§ **PROBLEM TO SOLVE**
In the listing below, locate the lines that hold the string "LaTeX". Copy those lines.

§ **EXERCISE MATERIALS**

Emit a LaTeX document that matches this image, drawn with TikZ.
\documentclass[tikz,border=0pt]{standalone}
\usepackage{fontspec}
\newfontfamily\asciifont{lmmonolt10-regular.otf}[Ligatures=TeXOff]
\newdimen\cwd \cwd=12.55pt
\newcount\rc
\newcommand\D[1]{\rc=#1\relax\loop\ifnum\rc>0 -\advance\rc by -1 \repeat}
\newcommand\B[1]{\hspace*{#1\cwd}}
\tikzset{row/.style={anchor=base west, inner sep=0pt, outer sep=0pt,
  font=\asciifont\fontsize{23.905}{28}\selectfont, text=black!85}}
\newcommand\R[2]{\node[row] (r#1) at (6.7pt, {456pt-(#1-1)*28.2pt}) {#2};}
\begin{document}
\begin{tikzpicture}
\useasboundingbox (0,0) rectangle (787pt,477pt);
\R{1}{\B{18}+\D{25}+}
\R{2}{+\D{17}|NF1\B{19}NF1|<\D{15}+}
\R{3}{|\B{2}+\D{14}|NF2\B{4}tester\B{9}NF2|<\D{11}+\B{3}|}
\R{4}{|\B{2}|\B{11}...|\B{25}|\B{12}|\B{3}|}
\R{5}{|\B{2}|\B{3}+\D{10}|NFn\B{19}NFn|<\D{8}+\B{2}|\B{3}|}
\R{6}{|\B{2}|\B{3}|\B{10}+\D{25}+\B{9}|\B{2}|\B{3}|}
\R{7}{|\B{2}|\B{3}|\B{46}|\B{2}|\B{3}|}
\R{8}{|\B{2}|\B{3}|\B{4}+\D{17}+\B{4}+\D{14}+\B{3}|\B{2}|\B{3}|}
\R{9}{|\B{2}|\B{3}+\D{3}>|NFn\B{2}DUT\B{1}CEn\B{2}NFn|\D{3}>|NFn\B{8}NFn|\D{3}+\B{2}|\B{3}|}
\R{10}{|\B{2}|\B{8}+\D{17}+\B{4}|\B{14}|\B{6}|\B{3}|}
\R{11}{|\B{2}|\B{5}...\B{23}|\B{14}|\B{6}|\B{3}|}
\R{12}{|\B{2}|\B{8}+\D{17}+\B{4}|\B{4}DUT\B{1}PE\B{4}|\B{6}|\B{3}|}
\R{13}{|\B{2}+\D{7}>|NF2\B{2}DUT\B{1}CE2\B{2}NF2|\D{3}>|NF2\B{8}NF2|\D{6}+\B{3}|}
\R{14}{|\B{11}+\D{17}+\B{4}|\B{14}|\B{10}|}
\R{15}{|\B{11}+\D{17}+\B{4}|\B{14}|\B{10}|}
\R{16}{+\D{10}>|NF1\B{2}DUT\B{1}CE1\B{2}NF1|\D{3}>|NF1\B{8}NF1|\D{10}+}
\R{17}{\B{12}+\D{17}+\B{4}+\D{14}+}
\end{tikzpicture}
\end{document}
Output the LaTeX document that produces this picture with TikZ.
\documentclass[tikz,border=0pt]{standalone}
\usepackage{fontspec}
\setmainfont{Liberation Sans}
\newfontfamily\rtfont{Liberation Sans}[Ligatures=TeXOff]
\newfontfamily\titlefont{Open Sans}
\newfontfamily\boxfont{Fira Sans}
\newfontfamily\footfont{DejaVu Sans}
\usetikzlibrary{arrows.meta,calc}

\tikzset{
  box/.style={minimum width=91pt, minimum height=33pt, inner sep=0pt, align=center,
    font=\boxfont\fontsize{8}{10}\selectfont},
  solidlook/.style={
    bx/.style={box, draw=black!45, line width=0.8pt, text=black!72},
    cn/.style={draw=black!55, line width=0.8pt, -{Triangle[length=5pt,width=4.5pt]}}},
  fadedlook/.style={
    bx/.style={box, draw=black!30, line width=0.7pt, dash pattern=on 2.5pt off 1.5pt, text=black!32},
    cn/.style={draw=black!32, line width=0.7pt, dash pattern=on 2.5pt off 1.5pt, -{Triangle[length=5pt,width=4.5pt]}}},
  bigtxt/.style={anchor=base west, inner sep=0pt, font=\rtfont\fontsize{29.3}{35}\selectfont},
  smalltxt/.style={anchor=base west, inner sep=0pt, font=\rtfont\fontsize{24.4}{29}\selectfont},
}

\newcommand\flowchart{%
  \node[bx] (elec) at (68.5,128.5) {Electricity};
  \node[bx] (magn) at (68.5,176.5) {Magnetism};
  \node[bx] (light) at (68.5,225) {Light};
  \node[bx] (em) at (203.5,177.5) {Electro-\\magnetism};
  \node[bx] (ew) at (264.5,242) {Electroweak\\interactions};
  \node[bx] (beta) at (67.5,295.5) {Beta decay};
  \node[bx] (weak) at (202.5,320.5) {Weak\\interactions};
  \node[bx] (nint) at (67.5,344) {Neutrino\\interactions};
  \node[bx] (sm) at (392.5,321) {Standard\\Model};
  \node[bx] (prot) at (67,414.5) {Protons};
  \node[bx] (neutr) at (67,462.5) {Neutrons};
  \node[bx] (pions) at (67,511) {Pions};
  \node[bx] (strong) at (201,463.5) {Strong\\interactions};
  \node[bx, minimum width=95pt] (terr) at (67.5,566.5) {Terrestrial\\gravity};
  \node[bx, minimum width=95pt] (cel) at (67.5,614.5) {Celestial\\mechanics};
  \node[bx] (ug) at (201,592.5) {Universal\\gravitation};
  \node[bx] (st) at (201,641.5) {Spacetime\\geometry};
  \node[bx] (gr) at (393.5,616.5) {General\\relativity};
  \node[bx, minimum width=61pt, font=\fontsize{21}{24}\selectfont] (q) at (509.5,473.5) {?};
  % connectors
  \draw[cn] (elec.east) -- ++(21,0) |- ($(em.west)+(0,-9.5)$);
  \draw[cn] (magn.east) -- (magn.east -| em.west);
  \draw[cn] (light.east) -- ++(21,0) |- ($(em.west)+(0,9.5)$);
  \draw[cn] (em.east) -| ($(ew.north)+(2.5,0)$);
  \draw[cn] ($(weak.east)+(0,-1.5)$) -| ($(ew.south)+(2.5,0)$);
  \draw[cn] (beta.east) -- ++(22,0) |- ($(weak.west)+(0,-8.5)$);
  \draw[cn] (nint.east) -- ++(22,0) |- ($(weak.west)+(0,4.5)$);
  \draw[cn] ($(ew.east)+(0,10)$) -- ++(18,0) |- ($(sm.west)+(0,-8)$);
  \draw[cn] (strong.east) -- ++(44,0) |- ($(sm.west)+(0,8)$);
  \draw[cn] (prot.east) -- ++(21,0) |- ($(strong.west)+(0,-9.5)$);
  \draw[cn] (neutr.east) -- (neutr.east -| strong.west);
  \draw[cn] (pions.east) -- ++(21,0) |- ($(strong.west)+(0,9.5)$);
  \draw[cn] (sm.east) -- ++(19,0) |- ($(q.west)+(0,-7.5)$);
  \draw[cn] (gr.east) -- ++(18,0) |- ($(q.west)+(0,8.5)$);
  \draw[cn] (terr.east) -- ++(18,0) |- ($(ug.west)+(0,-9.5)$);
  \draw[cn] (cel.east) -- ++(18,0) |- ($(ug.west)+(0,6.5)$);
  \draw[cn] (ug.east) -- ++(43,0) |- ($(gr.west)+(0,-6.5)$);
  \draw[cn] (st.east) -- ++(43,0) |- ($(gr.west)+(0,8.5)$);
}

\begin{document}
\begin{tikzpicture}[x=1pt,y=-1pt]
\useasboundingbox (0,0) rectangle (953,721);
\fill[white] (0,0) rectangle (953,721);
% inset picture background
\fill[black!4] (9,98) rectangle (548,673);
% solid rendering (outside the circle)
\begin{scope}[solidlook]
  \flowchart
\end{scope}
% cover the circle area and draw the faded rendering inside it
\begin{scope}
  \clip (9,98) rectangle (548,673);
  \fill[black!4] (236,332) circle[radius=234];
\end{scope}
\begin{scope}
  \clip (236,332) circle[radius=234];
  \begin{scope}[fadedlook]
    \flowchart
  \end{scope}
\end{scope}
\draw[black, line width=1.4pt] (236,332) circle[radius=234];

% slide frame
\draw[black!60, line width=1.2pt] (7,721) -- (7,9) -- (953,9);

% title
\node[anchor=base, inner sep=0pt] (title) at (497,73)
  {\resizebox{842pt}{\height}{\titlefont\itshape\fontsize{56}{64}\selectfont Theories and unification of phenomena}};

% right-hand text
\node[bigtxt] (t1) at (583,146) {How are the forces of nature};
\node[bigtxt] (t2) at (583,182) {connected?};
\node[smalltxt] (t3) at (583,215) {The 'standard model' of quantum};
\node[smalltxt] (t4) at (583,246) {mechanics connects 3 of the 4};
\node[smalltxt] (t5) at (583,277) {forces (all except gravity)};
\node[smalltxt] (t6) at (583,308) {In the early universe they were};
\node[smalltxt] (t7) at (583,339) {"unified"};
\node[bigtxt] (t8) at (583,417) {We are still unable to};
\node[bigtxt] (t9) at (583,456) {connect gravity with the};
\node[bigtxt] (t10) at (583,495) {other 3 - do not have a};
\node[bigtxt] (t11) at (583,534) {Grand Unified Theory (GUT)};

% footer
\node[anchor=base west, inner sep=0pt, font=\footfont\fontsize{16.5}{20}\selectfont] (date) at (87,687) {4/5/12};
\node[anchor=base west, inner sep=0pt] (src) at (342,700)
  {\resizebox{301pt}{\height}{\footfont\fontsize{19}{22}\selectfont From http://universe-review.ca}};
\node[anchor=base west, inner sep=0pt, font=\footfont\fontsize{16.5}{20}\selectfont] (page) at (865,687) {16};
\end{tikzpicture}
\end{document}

§ **SOLUTION FOR THIS PROBLEM**
Emit a LaTeX document that matches this image, drawn with TikZ.
Output the LaTeX document that produces this picture with TikZ.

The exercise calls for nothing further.